Dolly Parton opened the 2019 Legislative Summit in Nashville, Tenn., with an onstage discussion of her Imagination Library project, which distributes books to children each month until they turn 5.
Parton talked about books, her dad, women in the workplace and her seemingly boundless energy in this interview with NCSL's Ed Smith, for State Legislatures magazine.
What’s the most surprising thing that’s happened to you as a result of the Imagination Library project?
Well, how big it has grown and how fast, and how much people have really taken to it. … Now it’s like up to 125 million [kids]. So that’s a wonderful thing.
Your dad was the inspiration for this. Can you tell us a little about him?
Well, my dad, like so many country people, the hard-working people, especially back in the rural areas, my dad never had a chance to go to school because he had to help make a living for the family. And so, Daddy couldn’t read and write. That always bothered him.
So when I got ready to start the program … I thought I’m going to do this for my dad and I’m going to bring him along with me to help me with that. So, he got to live long enough to see it really take off and start doing good, and so he loved it when the kids called me the Book Lady. He was prouder of that than saying that my daughter’s a star: ‘My daughter’s the Book Lady.’
I saw “9 to 5” in 1980 and think of you being in the #MeToo movement before it was cool. What do you think about women’s role in the workplace now?
Well, you know, I never was hindered by the fact of being a woman. I just always had a lot of confidence in myself and I grew up with my mom and five sisters, my aunts and my grandmothers–very strong women that really kept it all going. And it never crossed my mind that I couldn’t do anything that anybody else could do.

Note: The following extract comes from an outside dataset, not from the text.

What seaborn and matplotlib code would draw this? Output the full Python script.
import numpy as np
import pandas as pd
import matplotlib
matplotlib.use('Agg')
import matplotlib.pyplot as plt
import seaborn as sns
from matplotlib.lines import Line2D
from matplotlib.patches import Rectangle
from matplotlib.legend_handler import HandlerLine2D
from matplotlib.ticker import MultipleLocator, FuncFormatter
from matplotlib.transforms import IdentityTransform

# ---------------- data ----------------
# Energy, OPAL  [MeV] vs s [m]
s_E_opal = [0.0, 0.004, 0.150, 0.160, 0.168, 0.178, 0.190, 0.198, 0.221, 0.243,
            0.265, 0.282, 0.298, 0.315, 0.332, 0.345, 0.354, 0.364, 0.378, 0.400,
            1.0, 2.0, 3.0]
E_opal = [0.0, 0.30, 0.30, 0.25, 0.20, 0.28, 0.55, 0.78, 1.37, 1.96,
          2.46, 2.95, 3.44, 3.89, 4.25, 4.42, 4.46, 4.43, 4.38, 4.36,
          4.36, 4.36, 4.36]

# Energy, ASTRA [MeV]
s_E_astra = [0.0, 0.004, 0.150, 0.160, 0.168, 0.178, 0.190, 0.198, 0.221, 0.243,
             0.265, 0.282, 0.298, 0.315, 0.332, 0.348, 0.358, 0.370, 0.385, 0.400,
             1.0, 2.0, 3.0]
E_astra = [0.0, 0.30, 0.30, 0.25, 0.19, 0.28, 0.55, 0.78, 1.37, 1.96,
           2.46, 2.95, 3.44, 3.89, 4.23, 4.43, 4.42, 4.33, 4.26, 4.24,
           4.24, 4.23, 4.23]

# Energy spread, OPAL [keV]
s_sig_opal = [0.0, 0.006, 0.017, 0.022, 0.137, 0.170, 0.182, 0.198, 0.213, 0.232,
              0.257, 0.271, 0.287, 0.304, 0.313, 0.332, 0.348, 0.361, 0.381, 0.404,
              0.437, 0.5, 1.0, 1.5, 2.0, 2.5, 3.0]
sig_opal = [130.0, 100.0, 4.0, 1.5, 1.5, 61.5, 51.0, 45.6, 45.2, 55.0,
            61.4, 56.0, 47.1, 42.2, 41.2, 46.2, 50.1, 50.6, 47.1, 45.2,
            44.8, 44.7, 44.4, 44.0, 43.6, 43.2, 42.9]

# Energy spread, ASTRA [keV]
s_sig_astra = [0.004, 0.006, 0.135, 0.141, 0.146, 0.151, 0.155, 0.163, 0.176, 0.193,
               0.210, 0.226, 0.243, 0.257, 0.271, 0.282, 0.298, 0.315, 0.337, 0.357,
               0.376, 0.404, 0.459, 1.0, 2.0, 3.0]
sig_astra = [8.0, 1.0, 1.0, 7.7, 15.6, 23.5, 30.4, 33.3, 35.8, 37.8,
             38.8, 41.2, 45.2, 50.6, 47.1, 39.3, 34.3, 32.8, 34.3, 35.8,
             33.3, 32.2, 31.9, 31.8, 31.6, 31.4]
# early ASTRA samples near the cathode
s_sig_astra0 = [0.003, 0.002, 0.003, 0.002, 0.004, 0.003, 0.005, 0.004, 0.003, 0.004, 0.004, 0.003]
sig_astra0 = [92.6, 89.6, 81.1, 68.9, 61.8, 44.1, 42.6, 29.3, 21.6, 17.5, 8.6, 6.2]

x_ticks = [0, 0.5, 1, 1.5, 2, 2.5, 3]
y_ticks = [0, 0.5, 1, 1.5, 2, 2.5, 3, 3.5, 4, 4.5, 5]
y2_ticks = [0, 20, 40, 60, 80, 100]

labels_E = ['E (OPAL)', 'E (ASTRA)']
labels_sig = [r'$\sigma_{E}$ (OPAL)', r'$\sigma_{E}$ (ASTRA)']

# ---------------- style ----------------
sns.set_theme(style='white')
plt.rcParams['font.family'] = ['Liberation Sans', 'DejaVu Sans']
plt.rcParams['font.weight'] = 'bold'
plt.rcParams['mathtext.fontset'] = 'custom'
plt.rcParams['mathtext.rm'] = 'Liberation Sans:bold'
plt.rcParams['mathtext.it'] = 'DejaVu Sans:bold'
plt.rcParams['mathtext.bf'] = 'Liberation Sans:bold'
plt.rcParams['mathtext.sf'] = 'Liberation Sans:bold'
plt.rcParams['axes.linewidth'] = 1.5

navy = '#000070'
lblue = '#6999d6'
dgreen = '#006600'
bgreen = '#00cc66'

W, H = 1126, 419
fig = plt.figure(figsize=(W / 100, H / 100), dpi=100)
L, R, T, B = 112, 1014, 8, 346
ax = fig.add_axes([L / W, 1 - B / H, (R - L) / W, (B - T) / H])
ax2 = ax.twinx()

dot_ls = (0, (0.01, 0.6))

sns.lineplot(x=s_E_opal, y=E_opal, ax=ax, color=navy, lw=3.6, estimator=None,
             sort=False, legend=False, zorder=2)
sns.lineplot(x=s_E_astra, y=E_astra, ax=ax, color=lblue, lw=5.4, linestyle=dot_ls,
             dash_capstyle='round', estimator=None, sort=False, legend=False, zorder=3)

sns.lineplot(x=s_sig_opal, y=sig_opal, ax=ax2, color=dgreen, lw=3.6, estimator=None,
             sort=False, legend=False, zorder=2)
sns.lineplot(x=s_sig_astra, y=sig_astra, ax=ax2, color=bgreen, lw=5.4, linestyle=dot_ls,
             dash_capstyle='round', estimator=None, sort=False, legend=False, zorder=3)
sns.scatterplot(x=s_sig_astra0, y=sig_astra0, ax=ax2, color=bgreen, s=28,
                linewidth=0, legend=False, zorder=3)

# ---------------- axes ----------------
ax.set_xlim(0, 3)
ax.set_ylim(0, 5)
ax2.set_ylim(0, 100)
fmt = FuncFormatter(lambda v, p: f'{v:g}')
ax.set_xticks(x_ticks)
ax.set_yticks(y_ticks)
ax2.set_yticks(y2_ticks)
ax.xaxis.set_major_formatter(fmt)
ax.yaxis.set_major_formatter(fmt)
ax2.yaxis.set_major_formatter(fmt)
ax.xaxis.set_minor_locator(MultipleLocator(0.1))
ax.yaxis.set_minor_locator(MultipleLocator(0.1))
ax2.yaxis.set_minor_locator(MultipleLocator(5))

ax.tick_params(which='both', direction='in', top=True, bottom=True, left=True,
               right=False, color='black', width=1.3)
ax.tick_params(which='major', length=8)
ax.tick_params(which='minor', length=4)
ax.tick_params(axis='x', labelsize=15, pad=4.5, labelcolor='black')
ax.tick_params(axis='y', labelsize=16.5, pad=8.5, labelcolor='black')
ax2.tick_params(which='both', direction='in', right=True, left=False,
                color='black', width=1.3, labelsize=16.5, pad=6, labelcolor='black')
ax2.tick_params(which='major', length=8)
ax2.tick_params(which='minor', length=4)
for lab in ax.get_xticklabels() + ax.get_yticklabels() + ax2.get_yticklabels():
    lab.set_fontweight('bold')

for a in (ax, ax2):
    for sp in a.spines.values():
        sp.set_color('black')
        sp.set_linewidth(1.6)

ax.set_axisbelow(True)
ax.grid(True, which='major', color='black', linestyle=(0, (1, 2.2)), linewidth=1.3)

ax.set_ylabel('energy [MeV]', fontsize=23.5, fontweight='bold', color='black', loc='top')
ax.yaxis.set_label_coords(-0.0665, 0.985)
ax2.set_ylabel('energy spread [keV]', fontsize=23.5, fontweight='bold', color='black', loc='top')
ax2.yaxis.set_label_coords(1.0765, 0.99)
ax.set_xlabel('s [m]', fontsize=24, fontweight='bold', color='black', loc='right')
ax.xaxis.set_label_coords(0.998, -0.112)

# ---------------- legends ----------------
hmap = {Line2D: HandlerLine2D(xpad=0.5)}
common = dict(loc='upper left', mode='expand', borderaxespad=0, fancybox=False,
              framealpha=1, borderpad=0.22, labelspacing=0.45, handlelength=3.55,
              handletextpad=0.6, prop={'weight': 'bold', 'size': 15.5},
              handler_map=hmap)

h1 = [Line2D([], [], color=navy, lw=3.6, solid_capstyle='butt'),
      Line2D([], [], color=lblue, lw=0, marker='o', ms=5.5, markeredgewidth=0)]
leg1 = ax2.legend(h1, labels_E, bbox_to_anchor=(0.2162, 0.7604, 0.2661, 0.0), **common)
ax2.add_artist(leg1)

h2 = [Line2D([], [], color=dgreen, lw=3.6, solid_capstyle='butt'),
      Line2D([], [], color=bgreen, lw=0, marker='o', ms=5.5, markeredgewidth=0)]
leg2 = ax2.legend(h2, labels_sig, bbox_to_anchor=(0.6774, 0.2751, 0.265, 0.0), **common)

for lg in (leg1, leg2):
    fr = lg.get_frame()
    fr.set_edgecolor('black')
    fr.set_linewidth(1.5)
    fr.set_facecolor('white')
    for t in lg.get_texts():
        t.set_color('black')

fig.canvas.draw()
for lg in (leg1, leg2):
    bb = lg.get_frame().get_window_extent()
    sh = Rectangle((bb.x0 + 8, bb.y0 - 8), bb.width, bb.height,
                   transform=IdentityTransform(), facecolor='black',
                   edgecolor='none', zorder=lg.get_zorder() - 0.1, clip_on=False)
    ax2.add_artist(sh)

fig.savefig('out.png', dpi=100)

My first RCA album was called “Just Because I’m a Woman,” and I wrote that song back in 1966 and it was: My mistakes are no worse than yours just because I’m a woman, and it talks about like how men want to … get out and they run around and they do whatever, and when they want to get married they want an angel. Well, it’s not like that.
All these songs that I wrote that were empowering women–I’m glad that I did that and it’s still holding up today.
I’ve read that you read about 50 books a year. Where do you find the time?
I love books and I’m not a big television person. I read while other people watch TV. You always find time to do the things you love. But I read myself to sleep at night. If I wake up in the middle of the night and can’t get back to sleep, I read myself back to sleep. When I wake up in the morning if I’m really into a book, I finish that before I get up.
If you could invite three authors, living or dead, to dinner, who would they be?
Well, that’s an interesting question because I love all the great writers. I love the classics. … Lee Smith is my favorite Southern writer and we got to be friends, so I’d definitely invite her because we would have good things to talk about. And if I was going back to the old ones … probably Charles Dickens. I love all of his things, but I love “A Christmas Carol,” and I love it so much that I have written a musical called “A Smoky Mountain Christmas Carol,” and Scrooge is a man in the Appalachians that runs all the coal mines. It’s about all the poor Appalachian people. ... It’s going to be touring probably this Christmas.
James Patterson writes a lot of gore and mystery, but I love his books. I’d like to ask him how he and Bill Clinton got together to write a book together–like to see if he might be interested in writing one with me.
You’ve written several books. Do you think of yourself as an author, country music star or legend?
Well, I’m an entertainer and, of course, I love my songwriting more than anything else. But I’m just kind of the whole package. I’m not great at any of it, but I’m good enough … but I’m great enough at all of it to make it all work.
Ed Smith is NCSL’s director of content. This interview has been edited for length and clarity.